В пределах истории первохристианского богослужения, вопрос можно поставить так: действительно ли не–совместимо то, что определяют как «эсхатологизм» ранней Церкви (и, следовательно, эсхатологизм Евхаристии), с идеей освящения времени, как она выражена, прежде всего, в еврейском богослужении? Ответ на этот вопрос требует более внимательного анализа обоих понятий — и «эсхатологии», и «освящения времени».

4. На библейскую концепцию или, вернее, богословие времени указал сравнительно недавно О. Cullmann в своей известной книге «Христос и Время» [57]. В ней он особенно ясно выразил коренное отличие еврейского — линейного восприятия времени от эллинского — циклического. И вот, не вдаваясь здесь в подробный анализ этой еврейской концепции, важно подчеркнуть, что эсхатология в ней не означает отвержения времени, как чего–то порочного, преодоления его или выхода из него. Напротив, само время в ней можно назвать эсхатологическим или имеющим эсхатологический характер в том смысле, что в нем нарастают и происходят те события, которыми время осмысливается, которые делают его процессом, историей и направляют его к eshaton, то есть не только к концу, к обрыву и, тем самым, к его обессмысливанию, но к его завершению в последнем, открывающем весь его смысл, событии. Eshaton таким образом не просто конец, а исполнение того, что во времени нарастало, чему время изнутри подчинено, как средство цели, и что наполняет его смыслом. Для иудея поэтому циклы времени, время «природное» не самодовлеющи, ибо они всецело подчинены Личному Богу, Ягве; они суть всегда откровение о живом Боге, сотворившем мир и «все содержащем в руке своей». И это время определено своим движением к наступающему в нем и через него исполнению Божественного плана или замысла о мире — своей направленностью ко «дню Господню». «Богослужение времени» в иудействе и есть выражение этого библейского и именно «эсхатологического» богословия времени. Оно начинается с благословения Царства Ягве, к которому время направлено, оно есть всецело культ Бога истории, Бога спасения. Оно «санкционирует» человеческую жизнь во всех ее аспектах, дает ей религиозную санкцию, но опять–таки не как нечто самодовлеющее, а связывая ее все с тем же eshaton, осмысливая ее в свете последней истины о мире, человеке и истории. Утро, вечер, день, суббота, праздники — все это имеет «эсхатологический» смысл, как напоминание о последнем и великом, во времени наступающем, «дне Господне». Это богослужение времени, но времени не природного, не циклического, не того времени, которое, так сказать, «имманентно» миру, его ограничивает и заключает в свой самодовлеющий циклический ритм, но времени «прозрачного» для эсхатологии, времени, в котором и над которым всегда действует живой Бог Авраама, Исаака и Иакова, и которое свой подлинный смысл обретает в Царстве Ягве, «Царстве всех веков».
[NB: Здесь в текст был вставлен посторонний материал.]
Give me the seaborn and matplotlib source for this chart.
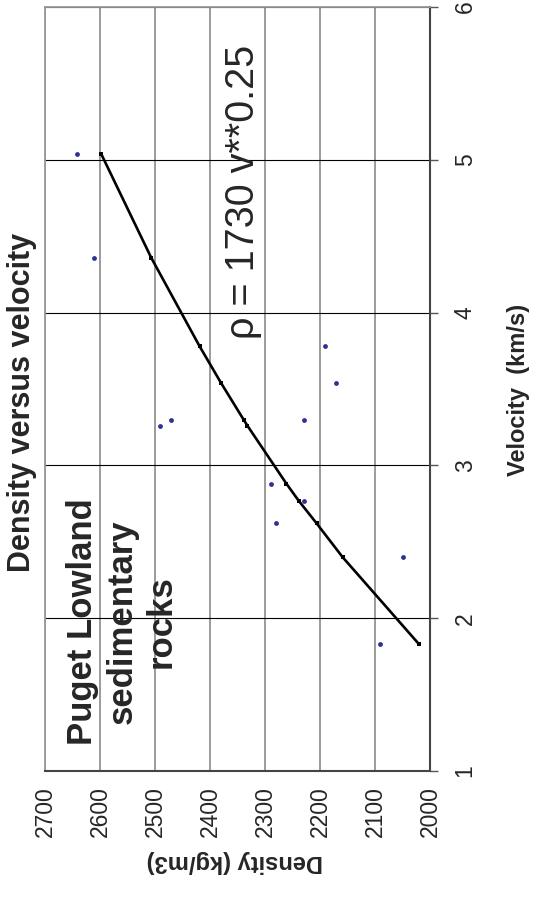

Но ведь то же самое понимание времени, и это хорошо показал Cullmann, лежит в основе и христианского, новозаветного его восприятия, и вне его невозможно понять ни ранне–христианской эсхатологии, ни того, что мы называем эсхатологизмом ранне–христианского культа. «Покайтесь, ибо приблизилось Царство Божие»: центр христианской киригмы в том, что пришел Мессия, то есть совершилось то событие, к которому направлена была история Израиля, и в ее свете, по отношению к ней — и вся история мира. Разница между христианством и иудейством не в восприятии или богословии времени, а в понимании тех событий, которыми это время духовно измеряется. Иудейское время эсхатологично в том смысле — что оно еще направлено к пришествию Мессии и Мессианского царства; в христианском времени Мессия уже пришел, уже явлен, царство Ягве приблизилось. Если эсхатологию понимать только футурически, то, как говорит Cullmann, «безусловное утверждение эсхатологизма раннего христианства» ошибочно — «норма не то, что наступит еще в будущем, а Тот, кто уже пришел…» [58] Новизна христианства не в новом восприятии времени или мира, живущего во времени, а в том, что событие, которое и в старой, иудейской концепции составляет «центр» времени, и определяет его смысл, уже наступило. А это событие, в свою очередь, эсхатологично, ибо в нем явлен и определен последний смысл всего — творения, истории, спасения.